While the buyer and seller can negotiate the earnest money deposit, it often ranges between 1% and 2% of the home’s purchase price, depending on the market. If a home costs $250,000, a 1% earnest money deposit would be $2,500; at 2%, the deposit would be $5,000.

In addition to the local market rates, the size of the earnest money deposit depends on the level of interest other buyers have expressed, how hot the housing market is and how quickly a prospective buyer can close on his or her offering price. In hot housing markets, the earnest money deposit might range between 5% and 10% of a property's sale price.

While the earnest money deposit is often a percentage of the sales price, some sellers prefer a fixed amount, such as $5,000 or $10,000. Of course, the higher the earnest money, the more serious the seller is likely to consider the buyer. Therefore, a buyer should offer a high enough earnest deposit to be accepted, but not so high as to put extra money at risk since there’s still a chance that the deal might not go through and the deposit not refunded.
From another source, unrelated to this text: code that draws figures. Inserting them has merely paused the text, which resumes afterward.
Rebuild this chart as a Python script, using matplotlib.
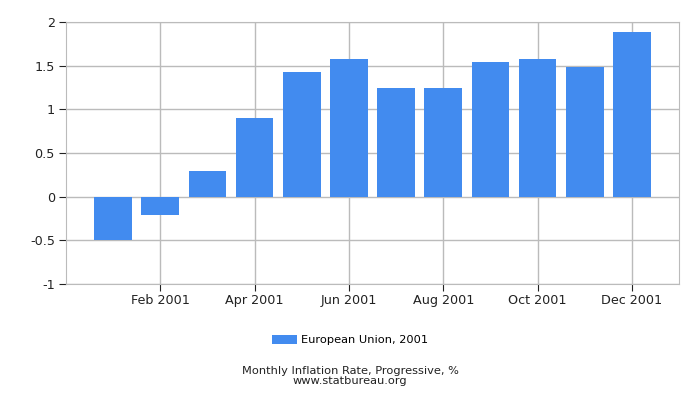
import matplotlib
matplotlib.use('Agg')
import matplotlib.pyplot as plt
import numpy as np

months = ['Jan 2001', 'Feb 2001', 'Mar 2001', 'Apr 2001', 'May 2001', 'Jun 2001',
          'Jul 2001', 'Aug 2001', 'Sep 2001', 'Oct 2001', 'Nov 2001', 'Dec 2001']
rates = [-0.5, -0.21, 0.29, 0.9, 1.43, 1.58, 1.24, 1.24, 1.54, 1.58, 1.49, 1.89]
series_label = 'European Union, 2001'
y_ticks = [-1, -0.5, 0, 0.5, 1, 1.5, 2]
y_labels = ['-1', '-0.5', '0', '0.5', '1', '1.5', '2']

bar_color = '#428bef'
grid_color = '#bbbbbb'

fig = plt.figure(figsize=(7, 4), dpi=100)
ax = fig.add_axes([66 / 700, 1 - 284 / 400, 613 / 700, 262 / 400])

x = np.arange(len(months))
ax.bar(x, rates, width=0.8, color=bar_color, label=series_label, zorder=3)

ax.set_xlim(-1, 12)
ax.set_ylim(-1, 2)
ax.set_yticks(y_ticks)
ax.set_yticklabels(y_labels)
ax.set_xticks(x[1::2])
ax.set_xticklabels(months[1::2])

ax.grid(True, color=grid_color, linewidth=1, zorder=0)
for s in ax.spines.values():
    s.set_color(grid_color)
ax.tick_params(axis='both', direction='out', length=5, color='#222222',
               labelsize=9.2, labelcolor='#222222', pad=3)
ax.tick_params(axis='x', pad=2)

fig.legend(loc='center', bbox_to_anchor=(0.5, 1 - 340 / 400), frameon=False,
           fontsize=8.2, handlelength=2.2, handleheight=0.8, handletextpad=0.4)
fig.text(0.5, 1 - 371 / 400, 'Monthly Inflation Rate, Progressive, %',
         ha='center', va='center', fontsize=8.2, color='#222222')
fig.text(0.5, 1 - 381.5 / 400, 'www.statbureau.org',
         ha='center', va='center', fontsize=8.2, color='#222222')

fig.savefig('out.png', dpi=100)
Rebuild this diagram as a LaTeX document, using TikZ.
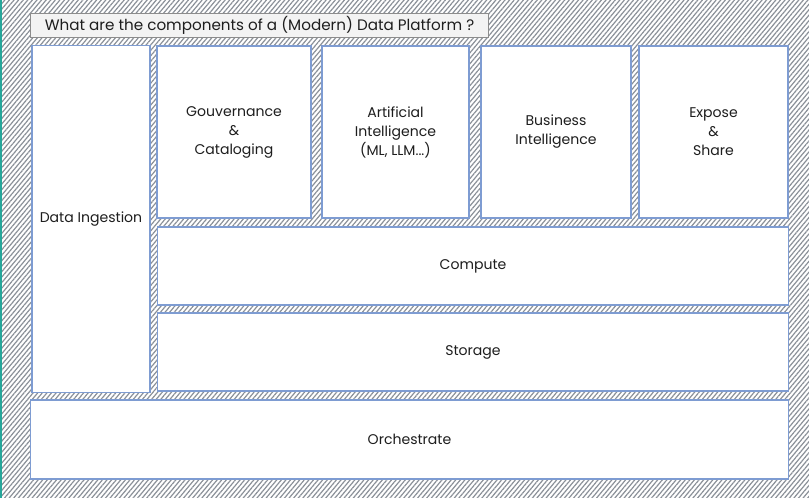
\documentclass[tikz,border=0pt]{standalone}
\usepackage{fontspec}
\setmainfont{Poppins}
\usepackage{xcolor}
\usepackage{tikz}
\usetikzlibrary{positioning, patterns.meta}
\definecolor{boxblue}{RGB}{126, 156, 210}
\definecolor{hatchgray}{RGB}{138, 144, 152}
\definecolor{edgeteal}{RGB}{38, 166, 154}
\definecolor{titlefill}{RGB}{243, 243, 243}
\definecolor{titledraw}{RGB}{140, 140, 140}
\definecolor{inkblack}{RGB}{30, 30, 30}
\tikzset{
    blockbox/.style={
        draw=boxblue, line width=0.8pt, fill=white, inner sep=0pt, outer sep=0pt,
        align=center, text=inkblack, font=\fontsize{10}{13.5}\selectfont
    },
    titlebox/.style={
        draw=titledraw, line width=0.7pt, fill=titlefill, inner sep=0pt, outer sep=0pt,
        text=inkblack, font=\fontsize{10.8}{12}\selectfont
    }
}
\begin{document}
\begin{tikzpicture}[x=0.025cm, y=-0.025cm]

        % ======================================
        % NỀN GẠCH CHÉO
        % ======================================
        \useasboundingbox (0,0) rectangle (809,498);
        \fill[white] (0,0) rectangle (809,498);
        \fill[pattern={Lines[angle=50, distance=2.5pt, line width=0.85pt]}, pattern color=hatchgray]
            (0,0) rectangle (809,498);
        \draw[edgeteal, line width=1.4pt] (0.7,0) -- (0.7,498);

        % ======================================
        % TIÊU ĐỀ
        % ======================================
        \node[titlebox, minimum width=11.425cm, minimum height=0.6cm] (title) at (259.5,25.5)
            {What are the components of a (Modern) Data Platform ?};

        % ======================================
        % CÁC KHỐI
        % ======================================
        \node[blockbox, minimum width=2.95cm, minimum height=8.675cm] (ingest) at (91,219) {Data Ingestion};

        \node[blockbox, minimum width=3.85cm, minimum height=4.3cm] (gouv) at (234,132) {Gouvernance\\\&\\Cataloging};
        \node[blockbox, minimum width=3.675cm, minimum height=4.3cm] (ai) at (395.5,132) {Artificial\\Intelligence\\(ML, LLM...)};
        \node[blockbox, minimum width=3.75cm, minimum height=4.3cm] (bi) at (556,132) {Business\\Intelligence};
        \node[blockbox, minimum width=3.725cm, minimum height=4.3cm] (expose) at (713.5,132) {Expose\\\&\\Share};

        \node[blockbox, minimum width=15.75cm, minimum height=1.95cm] (compute) at (473,266) {Compute};
        \node[blockbox, minimum width=15.75cm, minimum height=1.95cm] (storage) at (473,352) {Storage};

        \node[blockbox, minimum width=18.925cm, minimum height=1.975cm] (orch) at (409.5,439.5) {Orchestrate};

    \end{tikzpicture}
\end{document}
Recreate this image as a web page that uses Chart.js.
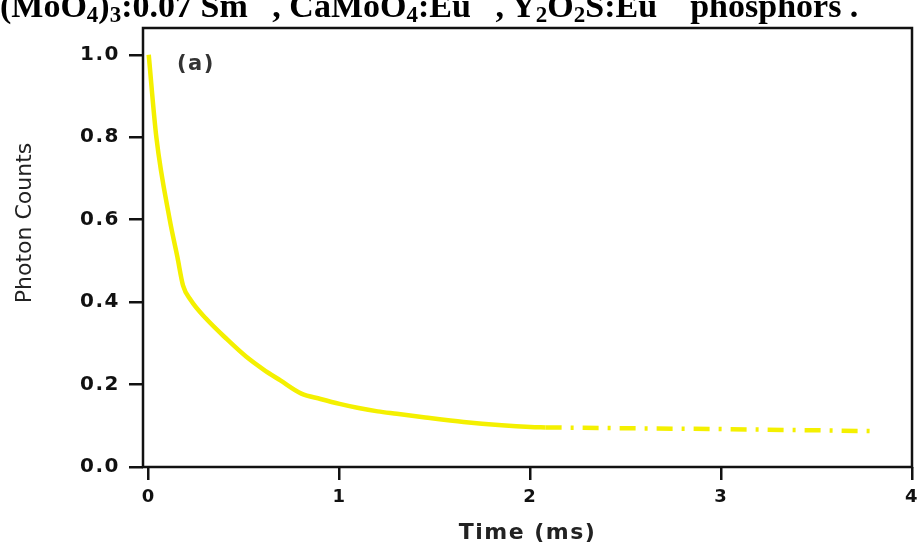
<!DOCTYPE html>
<html>
<head>
<meta charset="utf-8">
<script src="https://cdn.jsdelivr.net/npm/chart.js@4"></script>
<style>
  body { margin: 0; background: #fff; }
  #wrap { position: relative; width: 920px; height: 546px; overflow: hidden; }
  #caption {
    position: absolute; left: 0px; top: -9px; white-space: nowrap;
    font: bold 34px/30px "Liberation Serif", serif; color: #000;
  }
  #caption .sb { font-size: 23px; position: relative; top: 5px; }
  #caption .sp { font-size: 23px; position: relative; top: -17px; }
</style>
</head>
<body>
<div id="wrap">
  <canvas id="decay" width="920" height="546"></canvas>
  <div id="caption">(MoO<span class="sb">4</span>)<span class="sb">3</span>:0.07 Sm<span class="sp">3+</span>, CaMoO<span class="sb">4</span>:Eu<span class="sp">3+</span>, Y<span class="sb">2</span>O<span class="sb">2</span>S:Eu<span class="sp">3+</span> phosphors .</div>
</div>
<script>
// decay curve
const solidTimes  = [0, 0.04, 0.11, 0.15, 0.18, 0.22, 0.3, 0.41, 0.51, 0.6, 0.69, 0.8, 0.9, 1.0, 1.1, 1.2, 1.3, 1.45, 1.65, 1.85, 2.0, 2.08];
const solidCounts = [1.0, 0.8, 0.6, 0.51, 0.44, 0.405, 0.36, 0.31, 0.268, 0.237, 0.21, 0.178, 0.165, 0.153, 0.143, 0.135, 0.129, 0.12, 0.109, 0.101, 0.097, 0.096];
const tailTimes   = [2.08, 2.5, 3.0, 3.5, 3.8];
const tailCounts  = [0.096, 0.094, 0.092, 0.089, 0.087];
const xTicks = [0, 1, 2, 3, 4];
const yTicks = [0.0, 0.2, 0.4, 0.6, 0.8, 1.0];

const lineColor = '#f4f000';
const font = '"DejaVu Sans", Verdana, sans-serif';

const pts = (xs, ys) => xs.map((x, i) => ({ x: x, y: ys[i] }));

const frame = {
  id: 'frame',
  beforeUpdate(chart) { chart.ctx.letterSpacing = '1.5px'; },
  beforeDraw(chart) { chart.ctx.letterSpacing = '1.5px'; },
  afterDraw(chart) {
    const a = chart.chartArea, c = chart.ctx;
    c.save();
    c.strokeStyle = '#111';
    c.lineWidth = 2.5;
    c.strokeRect(a.left, a.top, a.right - a.left, a.bottom - a.top);
    c.fillStyle = '#333';
    c.font = 'bold 21px ' + font;
    c.textBaseline = 'middle';
    c.fillText('(a)', 177, 65);
    c.translate(25, 223);
    c.rotate(-Math.PI / 2);
    c.textAlign = 'center';
    c.fillStyle = '#222';
    c.letterSpacing = '0px';
    c.font = '22px ' + font;
    c.fillText('Photon Counts', 0, 0);
    c.restore();
  }
};

new Chart(document.getElementById('decay'), {
  type: 'scatter',
  data: {
    datasets: [{
      data: pts(solidTimes, solidCounts),
      showLine: true,
      borderColor: lineColor,
      borderWidth: 4.5,
      pointRadius: 0,
      cubicInterpolationMode: 'monotone'
    }, {
      data: pts(tailTimes, tailCounts),
      showLine: true,
      borderColor: lineColor,
      borderWidth: 4.5,
      borderDash: [16, 9, 3, 9],
      pointRadius: 0
    }]
  },
  options: {
    responsive: false,
    animation: false,
    layout: { padding: { top: 28, right: 8, left: 0, bottom: 0 } },
    plugins: { legend: { display: false }, tooltip: { enabled: false } },
    scales: {
      x: {
        type: 'linear', min: -0.03, max: 4.0,
        afterBuildTicks: s => { s.ticks = xTicks.map(v => ({ value: v })); },
        afterFit: s => { s.height = 79; s.paddingLeft = 0; s.paddingRight = 0; },
        grid: { drawOnChartArea: false, color: '#111', lineWidth: 2.5, tickLength: 13 },
        border: { display: false },
        ticks: {
          color: '#111', padding: 7,
          font: { family: font, size: 18, weight: 'bold' },
          callback: v => v
        },
        title: {
          display: true, text: 'Time (ms)', color: '#222', padding: { top: 0, bottom: 0 },
          font: { family: font, size: 22, weight: 'bold' }
        }
      },
      y: {
        type: 'linear', min: 0, max: 1.065,
        afterBuildTicks: s => { s.ticks = yTicks.map(v => ({ value: v })); },
        afterFit: s => { s.width = 143; s.paddingTop = 0; s.paddingBottom = 0; },
        grid: { drawOnChartArea: false, color: '#111', lineWidth: 2.5, tickLength: 14 },
        border: { display: false },
        ticks: {
          color: '#111', padding: 9,
          font: { family: font, size: 20, weight: 'bold' },
          callback: v => v.toFixed(1)
        }
      }
    }
  },
  plugins: [frame]
});
</script>
</body>
</html>
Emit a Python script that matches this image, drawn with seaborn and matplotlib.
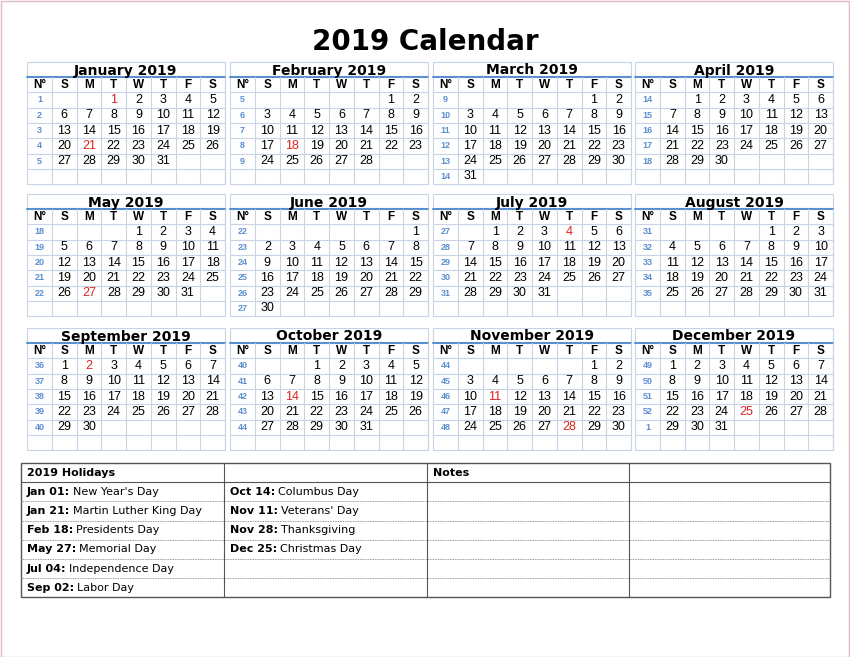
import calendar, datetime
import matplotlib
matplotlib.use("Agg")
import matplotlib.pyplot as plt
import seaborn as sns

sns.set_style("white")
plt.rcParams['font.family'] = ['DejaVu Sans']
plt.rcParams['text.color'] = 'black'

YEAR = 2019
month_names = ["January","February","March","April","May","June","July",
               "August","September","October","November","December"]
weekday_labels = ["S","M","T","W","T","F","S"]
holiday_dates = [(1,1),(1,21),(2,18),(5,27),(7,4),(9,2),(10,14),(11,11),(11,28),(12,25)]
holidays_left = [("Jan 01:", "New Year's Day"), ("Jan 21:", "Martin Luther King Day"),
                 ("Feb 18:", "Presidents Day"), ("May 27:", "Memorial Day"),
                 ("Jul 04:", "Independence Day"), ("Sep 02:", "Labor Day")]
holidays_right = [("Oct 14:", "Columbus Day"), ("Nov 11:", "Veterans' Day"),
                  ("Nov 28:", "Thanksgiving"), ("Dec 25:", "Christmas Day")]

fig = plt.figure(figsize=(8.5, 6.57), dpi=100)
ax = fig.add_axes([0, 0, 1, 1])
ax.set_xlim(0, 850); ax.set_ylim(657, 0); ax.axis("off")
ax.add_patch(plt.Rectangle((0.5, 0.5), 849, 656, fill=False, ec="#e0b8c8", lw=1))

ax.text(425, 42, f"{YEAR} Calendar", ha="center", va="center", fontsize=20, weight="bold")

grid_c = "#c8d4e6"
blue = "#5b8fd0"
cal = calendar.Calendar(firstweekday=6)
col_x = [27, 230, 433, 635]
row_y = [62, 194, 328]
W = 198; nw = 25; cw = (W - nw) / 7; rh = 15.3
day_font = "Liberation Sans"

def weekno(d):
    doy = d.timetuple().tm_yday
    jan1 = (datetime.date(YEAR, 1, 1).isoweekday() % 7)
    w = (doy - 1 + jan1) // 7 + 1
    return 1 if w == 53 else w

for m in range(12):
    x0 = col_x[m % 4]; y0 = row_y[m // 4]
    ytop = y0; ytitle = y0 + 15; yh = ytitle + rh
    ybot = yh + 6 * rh
    ax.add_patch(plt.Rectangle((x0, ytop), W, ybot - ytop, fill=False, ec=grid_c, lw=0.8))
    for i in range(0, 6):
        ax.plot([x0, x0 + W], [yh + i * rh] * 2, color=grid_c, lw=0.8)
    ax.plot([x0, x0 + W], [ytitle, ytitle], color=blue, lw=1.5)
    for j in range(8):
        xx = x0 + nw + j * cw
        ax.plot([xx, xx], [ytitle, ybot], color=grid_c, lw=0.8)
    ax.text(x0 + W / 2, y0 + 8.5, f"{month_names[m]} {YEAR}", ha="center", va="center",
            fontsize=10, weight="bold")
    ax.text(x0 + nw / 2, ytitle + rh / 2, "N°", ha="center", va="center", fontsize=8.5,
            weight="bold", family=day_font)
    for j, wl in enumerate(weekday_labels):
        ax.text(x0 + nw + (j + .5) * cw, ytitle + rh / 2, wl, ha="center", va="center",
                fontsize=8.5, weight="bold", family=day_font)
    weeks = cal.monthdatescalendar(YEAR, m + 1)
    for r, wk in enumerate(weeks):
        yc = yh + (r + .5) * rh
        first = [d for d in wk if d.month == m + 1][0]
        ax.text(x0 + nw / 2, yc, str(weekno(first)), ha="center", va="center",
                fontsize=6.5, weight="bold", color=blue, family=day_font)
        for j, d in enumerate(wk):
            if d.month != m + 1:
                continue
            col = "#e02020" if (d.month, d.day) in holiday_dates else "black"
            ax.text(x0 + nw + (j + .5) * cw, yc, str(d.day), ha="center", va="center",
                    fontsize=9, color=col, family=day_font)

tx0, tx1 = 21, 830
ty0 = 463; th = 19.2
seps = [224, 427, 629]
tyb = ty0 + 7 * th
ax.add_patch(plt.Rectangle((tx0, ty0), tx1 - tx0, tyb - ty0, fill=False, ec="#555555", lw=1))
for s in seps:
    ax.plot([s, s], [ty0, tyb], color="#555555", lw=0.8)
ax.plot([tx0, tx1], [ty0 + th] * 2, color="#555555", lw=0.8)
for i in range(2, 7):
    ax.plot([tx0, tx1], [ty0 + i * th] * 2, color="#777777", lw=0.6, ls=(0, (1, 1)))
ax.text(27, ty0 + th / 2, f"{YEAR} Holidays", ha="left", va="center", fontsize=8, weight="bold")
ax.text(433, ty0 + th / 2, "Notes", ha="left", va="center", fontsize=8, weight="bold")

def hol(x, y, a, b):
    t = ax.text(x, y, a, ha="left", va="center", fontsize=8, weight="bold")
    fig.canvas.draw()
    bb = t.get_window_extent()
    ax.text(x + bb.width + 3, y, b, ha="left", va="center", fontsize=8)

for i, (a, b) in enumerate(holidays_left):
    hol(27, ty0 + (i + 1.5) * th, a, b)
for i, (a, b) in enumerate(holidays_right):
    hol(230, ty0 + (i + 1.5) * th, a, b)

fig.savefig("out.png", dpi=100)
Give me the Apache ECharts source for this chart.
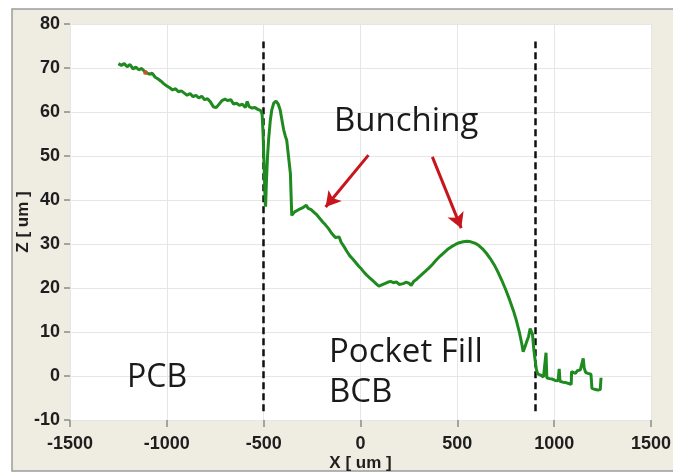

Earnest money is usually paid by certified check, personal check or a wire transfer into a trust or escrow account that is held by a real estate brokerage, legal firm or title company. The funds are held in the account until closing, when they are applied toward the buyer’s down payment and closing costs. It’s important to note that escrow accounts, like any other bank account, can earn interest. Therefore, if the earnest funds in the escrow account earn interest of more than $5,000, the buyer must fill out tax form W-9 with the IRS to receive the interest.

Protecting Your Earnest Money Deposit

Prospective buyers can do several things to protect their earnest money deposits.

  • Make sure contingencies for financing and inspections are included in the contract. Without these, the deposit could be forfeited if the buyer can’t get financing or a serious defect is found during the inspection. 
  • Read, understand and abide by the terms of the contract. For example, if the contract states the home inspection must be completed by a certain date, the buyer must meet that deadline, or risk losing the deposit – and the house.
  • Make sure the deposit is handled appropriately. The deposit should be payable to a reputable third party, such as a well-known real estate brokerage, escrow company, title company or legal firm (never give the deposit directly to the seller). Buyers should verify the funds will be held in an escrow account and always obtain a receipt.